La falta de empleos y oportunidades no sólo debe interesar a los afectados, sino también a los gobernantes responsables que se ocupan en garantizar que en su población haya equidad, que el desempleo no acumule un ejército de reserva laboral que permita a los empresarios pagar bajos salarios, incluso en ganarse el agradecimiento de los ciudadanos que logran conseguir “chamba”.
Pero eso no sucede en México porque aquí, “gracias” al enorme ejército de reserva, el empleado debe resignarse con su suerte y aceptar los mendrugos salariales y las condiciones de trabajo más riesgosas donde peligra su vida porque, en cualquier momento, el patrón puede reemplazarlo por alguien más joven, más fuerte y mejor capacitado.
Cuando otra vez está en el desempleo y ha tocado todas las puertas, solamente le quedan tres opciones: emigrar a Estados Unidos (EE. UU.) en busca de un trabajo digno y mejor pagado; disponerse a delinquir individualmente o enrolarse en el crimen organizado. La línea entre el decoro y la descomposición social aparece tan delicadamente tenue que muchas personas toman la decisión más amarga de su vida.
Las mayores fuentes de la migración laboral en México son las áreas pobres de las colonias populares citadinas y las zonas rurales más diversas. Los migrantes deben atravesar extensos territorios desérticos y el río Bravo, además de pagar enormes cuotas a los coyotes, y deben soportar los tratos de verdugo que les dan.
Ya en tierra estadounidense deben sufrir el desprecio de sus patrones gringos y hacer toda suerte de malabares para no convertirse en foco de atención de los habitantes locales, que tienen un mejor nivel socioeconómico y profesional y, después de juzgarlos por su apariencia, denunciarlos a la “migra” para que sean deportados de la Unión Americana.

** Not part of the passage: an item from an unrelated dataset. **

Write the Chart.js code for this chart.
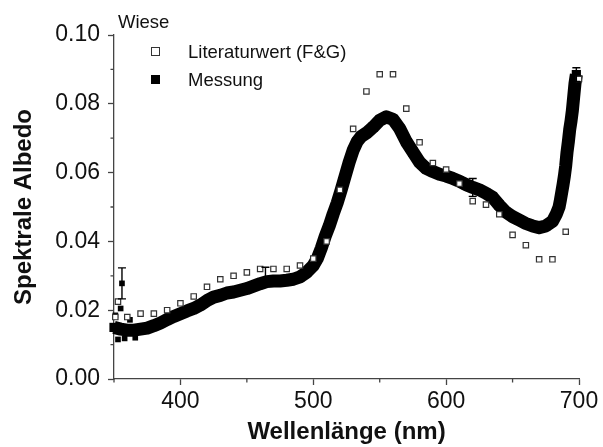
<!DOCTYPE html>
<html>
<head>
<meta charset="utf-8">
<script src="https://cdn.jsdelivr.net/npm/chart.js@4.4.1/dist/chart.umd.min.js"></script>
<style>
  html, body { margin: 0; padding: 0; background: #fff; }
  #wrap { position: relative; width: 603px; height: 447px; font-family: "Liberation Sans", Arial, sans-serif; }
  #legend { position: absolute; left: 0; top: 0; font-size: 18.5px; color: #111; }
  #legend .titel { position: absolute; left: 118px; top: 11px; white-space: nowrap; }
  #legend .eintrag { position: absolute; left: 188px; white-space: nowrap; line-height: 20px; }
  #legend .sym { position: absolute; box-sizing: border-box; width: 9px; height: 9px; }
</style>
</head>
<body>
<div id="wrap">
  <canvas id="chart" width="603" height="447"></canvas>
  <div id="legend">
    <div class="titel">Wiese</div>
    <div class="sym" style="left:151px; top:47px; border:1.3px solid #333; background:#fff;"></div>
    <div class="eintrag" style="top:42px;">Literaturwert (F&amp;G)</div>
    <div class="sym" style="left:151px; top:75px; background:#000;"></div>
    <div class="eintrag" style="top:70px;">Messung</div>
  </div>
</div>
<script>
// Achsen
const xTicks = [400, 500, 600, 700];
const xMinor = [350, 450, 550, 650];
const yTicks = [0, 0.02, 0.04, 0.06, 0.08, 0.10];
const yMinor = [0.01, 0.03, 0.05, 0.07, 0.09];

// Literaturwert (F&G) - offene Quadrate
const litX = [351, 353, 360, 370, 380, 390, 400, 410, 420, 430, 440, 450, 460, 470, 480, 490,
  500, 510, 520, 530, 540, 550, 560, 570, 580, 590, 600, 610, 620, 630, 640, 650, 660, 670, 680, 690, 700];
const litY = [0.0180, 0.0225, 0.0180, 0.0190, 0.0190, 0.0200, 0.0220, 0.0240, 0.0268, 0.0290, 0.0300, 0.0310, 0.0320, 0.0320, 0.0320, 0.0330,
  0.0350, 0.0400, 0.0550, 0.0727, 0.0836, 0.0886, 0.0886, 0.0786, 0.0688, 0.0628, 0.0609, 0.0568, 0.0517, 0.0507, 0.0479, 0.0419, 0.0389, 0.0348, 0.0348, 0.0428, 0.0872];

// Messung - dichtes Band
const messX = [350, 355, 360, 365, 370, 375, 380, 385, 390, 395, 400, 405, 410, 415, 420, 425, 430, 435, 440, 445,
  450, 455, 460, 465, 470, 475, 480, 485, 490, 495, 500, 503, 506, 509, 512, 515, 518, 521, 524, 527,
  530, 533, 536, 540, 545, 550, 555, 560, 565, 570, 575, 580, 585, 590, 595, 600, 605, 610, 615, 620,
  625, 630, 635, 640, 645, 650, 655, 660, 665, 670, 675, 680, 683, 685, 686, 688, 689, 690, 691, 692,
  693, 694, 695, 696, 697, 698];
const messY = [0.0150, 0.0145, 0.0142, 0.0142, 0.0145, 0.0148, 0.0155, 0.0163, 0.0173, 0.0182, 0.0190, 0.0198, 0.0205, 0.0215, 0.0228, 0.0238, 0.0243, 0.0250, 0.0253, 0.0258,
  0.0263, 0.0270, 0.0277, 0.0283, 0.0285, 0.0285, 0.0287, 0.0290, 0.0297, 0.0310, 0.0330, 0.0350, 0.0380, 0.0415, 0.0445, 0.0480, 0.0512, 0.0550, 0.0590, 0.0630,
  0.0665, 0.0690, 0.0705, 0.0715, 0.0732, 0.0752, 0.0762, 0.0755, 0.0728, 0.0690, 0.0660, 0.0630, 0.0612, 0.0603, 0.0595, 0.0590, 0.0583, 0.0575, 0.0565, 0.0557,
  0.0550, 0.0540, 0.0528, 0.0505, 0.0485, 0.0472, 0.0462, 0.0452, 0.0445, 0.0440, 0.0445, 0.0458, 0.0480, 0.0500, 0.0520, 0.0565, 0.0590, 0.0620, 0.0660, 0.0690,
  0.0725, 0.0750, 0.0780, 0.0820, 0.0860, 0.0885];

// Messung - einzelne Ausreisser am Anfang
const streuX = [351, 353, 355, 356, 358, 362, 366];
const streuY = [0.0185, 0.0115, 0.0205, 0.0278, 0.0118, 0.0172, 0.0120];

// Fehlerbalken (Messung)
const fehlerX = [356, 464, 620, 698];
const fehlerY = [0.0278, 0.0300, 0.0557, 0.0885];
const fehlerD = [0.0045, 0.0025, 0.0026, 0.0020];

const achsFarbe = '#444';
const schrift = '"Liberation Sans", Arial, sans-serif';

const toPts = (xs, ys) => xs.map((x, i) => ({ x: x, y: ys[i] }));

// kleine Zwischenstriche + Fehlerbalken
const extras = {
    id: 'extras',
    afterDatasetsDraw(chart) {
        const { ctx, scales: { x, y } } = chart;
        ctx.save();
        ctx.strokeStyle = '#000';
        ctx.lineWidth = 1.4;
        fehlerX.forEach((fx, i) => {
            const px = x.getPixelForValue(fx);
            const top = y.getPixelForValue(fehlerY[i] + fehlerD[i]);
            const bot = y.getPixelForValue(fehlerY[i] - fehlerD[i]);
            ctx.beginPath();
            ctx.moveTo(px, top); ctx.lineTo(px, bot);
            ctx.moveTo(px - 4, top); ctx.lineTo(px + 4, top);
            ctx.moveTo(px - 4, bot); ctx.lineTo(px + 4, bot);
            ctx.stroke();
        });
        ctx.strokeStyle = achsFarbe;
        ctx.lineWidth = 1.3;
        ctx.beginPath();
        yMinor.forEach(v => {
            const py = y.getPixelForValue(v);
            ctx.moveTo(x.left, py); ctx.lineTo(x.left - 3.5, py);
        });
        xMinor.forEach(v => {
            const px = x.getPixelForValue(v);
            ctx.moveTo(px, y.bottom); ctx.lineTo(px, y.bottom + 3.5);
        });
        ctx.stroke();
        ctx.restore();
    }
};

new Chart(document.getElementById('chart'), {
    type: 'scatter',
    data: {
        datasets: [
            {
                label: 'Literaturwert (F&G)',
                data: toPts(litX, litY),
                pointStyle: 'rect',
                pointRadius: 3.8,
                borderWidth: 1.2,
                borderColor: '#333',
                backgroundColor: '#fff',
                order: 0,
                clip: false
            },
            {
                label: 'Messung',
                data: toPts(messX, messY),
                showLine: true,
                borderColor: '#000',
                borderWidth: 13,
                borderJoinStyle: 'round',
                pointStyle: 'rect',
                pointRadius: 6.5,
                pointBorderWidth: 0,
                backgroundColor: '#000',
                order: 2,
                clip: false
            },
            {
                label: 'Messung',
                data: toPts(streuX, streuY),
                pointStyle: 'rect',
                pointRadius: 4,
                pointBorderWidth: 0,
                backgroundColor: '#000',
                order: 1,
                clip: false
            }
        ]
    },
    options: {
        responsive: false,
        animation: false,
        events: [],
        layout: { padding: { left: 0, top: 35, right: 24, bottom: 0 } },
        plugins: { legend: { display: false }, tooltip: { enabled: false } },
        scales: {
            x: {
                type: 'linear',
                min: 350,
                max: 700,
                afterBuildTicks: s => { s.ticks = xTicks.map(v => ({ value: v })); },
                afterFit: s => { s.height = 68; },
                ticks: { color: '#111', font: { family: schrift, size: 23 }, padding: 3, maxRotation: 0 },
                grid: { drawOnChartArea: false, drawTicks: true, tickLength: 6, tickColor: achsFarbe, tickWidth: 1.3 },
                border: { color: achsFarbe, width: 1.3 },
                title: {
                    display: true,
                    text: 'Wellenlänge (nm)',
                    color: '#111',
                    font: { family: schrift, size: 24, weight: 'bold' },
                    padding: { top: 0, bottom: 0 }
                }
            },
            y: {
                min: 0,
                max: 0.1,
                afterBuildTicks: s => { s.ticks = yTicks.map(v => ({ value: v })); },
                afterFit: s => { s.width = 114; },
                ticks: { color: '#111', font: { family: schrift, size: 23 }, padding: 8, callback: v => v.toFixed(2) },
                grid: { drawOnChartArea: false, drawTicks: true, tickLength: 6, tickColor: achsFarbe, tickWidth: 1.3 },
                border: { color: achsFarbe, width: 1.3 },
                title: {
                    display: true,
                    text: 'Spektrale Albedo',
                    color: '#111',
                    font: { family: schrift, size: 24, weight: 'bold' },
                    padding: { top: 10, bottom: 0 }
                }
            }
        }
    },
    plugins: [extras]
});
</script>
</body>
</html>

Cuando el migrante regresa a México, tiene al menos la satisfacción de haber enviado el dinero que su familia siempre estuvo esperando. Y anualmente, cuando las remesas se recuentan, el gobierno en turno las presume como el resultado de su “eficiente gestión”, sin mencionar que cada dólar es sudor, sangre, lágrimas y tristezas de los que se fueron.
El grave deterioro enfrentado por la economía nacional lleva a muchos mexicanos a buscar cualquier descuido de sus semejantes para hacerse de unos pesos. La sociedad vive tan amenazada que cualquier persona con un empleo estable, un ingreso fijo, sea medio o medio-alto, puede ser víctima de los delincuentes.
Los altos índices de inseguridad pública y violencia delictiva golpean a todos los estratos sociales; pero los de menos ingresos son quienes más los padecen. Y es así porque sus viviendas son precarias, sin bardas o cámaras de seguridad ni dinero necesario para pagar guardias de seguridad.
¡Ni pensar que las autoridades cumplan con sus tareas! Incumplen porque han sido rebasadas o están coludidas con los criminales. Por ello, en los barrios urbanos y rurales, los vecinos organizan guardias nocturnas o policías comunitarias porque el robo a mano armada es tan intenso en las calles, transportes y hogares a cualquier hora del día.
En resumen: si los trabajadores formales y gran parte de los pequeñoburgueses no tienen garantizada una vida decorosa, segura y muchos de sus integrantes pueden verse obligados a emigrar o delinquir, ¿entonces para qué sirve un sistema económico y un gobierno burgués como los que hoy rigen en México?
Si la respuesta es que no sirve para nada, ¿no será hora de que la clase trabajadora, unida, educada y organizada, los reemplace?